February 27, 2012
The Securities and Exchange Commission (SEC) is considering waiving the requirement that compels listed companies to disclose their quarterly earnings forecast to the Nigerian Stock Exchange (NSE), THISDAY checks have revealed.
Section 64 of the Investments and Securities Act (ISA) of 2007 stipulates “that a listed company shall within 20 working days prior to the commencement of a quarter disclose to the relevant securities exchange its quarterly earnings forecast.”
Also, Section 65 of ISA stipulates that a public company that contravenes the provisions of the section above is liable to a penalty of not less than N1 million and a further penalty of N25,000 per day for the period the violation continues.
Listed firms have been complying with these provisions by furnishing the NSE with their quarterly forecast. However, THISDAY gathered that some of the companies have been kicking against the practice, saying the disclosure of their quarter forecast was unduly exposing them to competition.
“Some of the firms, especially the multinationals, have complained that the disclosure of earning forecast was tantamount to giving out trade secrets and was putting them at a disadvantaged position before their competitors. The Commission has received these complaints and is considering waiving the requirement,” a source said.
However, the source did not state the form the waiver would take or how soon it will become granted by the apex regulator of the nation’s capital market.
But some market operators hailed the move, saying it was a good development for the market. According to them, it indicates that regulators are now showing more commitment to the promise of working towards restoring investors’ confidence in the capital market.
The Director-General of the SEC, Ms. Arunma Oteh, last week reiterated the Commission’s support for the NSE in efforts to attract more firms to list in the market.
Before last week, the Chief Executive Officer of NSE, Mr. Oscar Onyema had said the listing rules of the Exchange had been reviewed so as to make it easier for more companies to access the Nigerian capital market and eventually list their shares.
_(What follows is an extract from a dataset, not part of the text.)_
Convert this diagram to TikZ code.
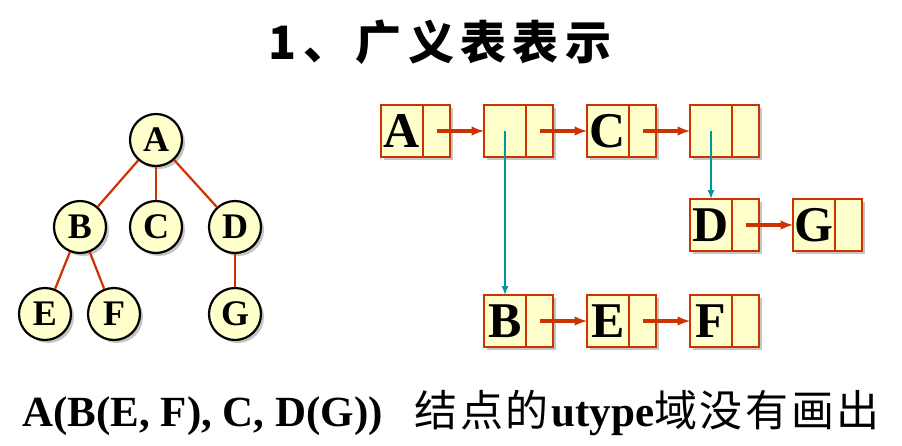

“Our new listing requirements have reduced the required track record for a company wanting to list from five to three years and even below this is permissible if the company has a core investor with a strong track record,” Onyema said.
Speaking with particular reference to firms in the power sector of the nation, the NSE boss disclosed that the Exchange was in active engagements with the Bureau for Public Enterprises, which is in charge of the privatisation of the power distribution and generation companies.
The discussion is to ensure that the Share Purchase Agreements should have clauses that would ensure that those companies were listed on the Exchange.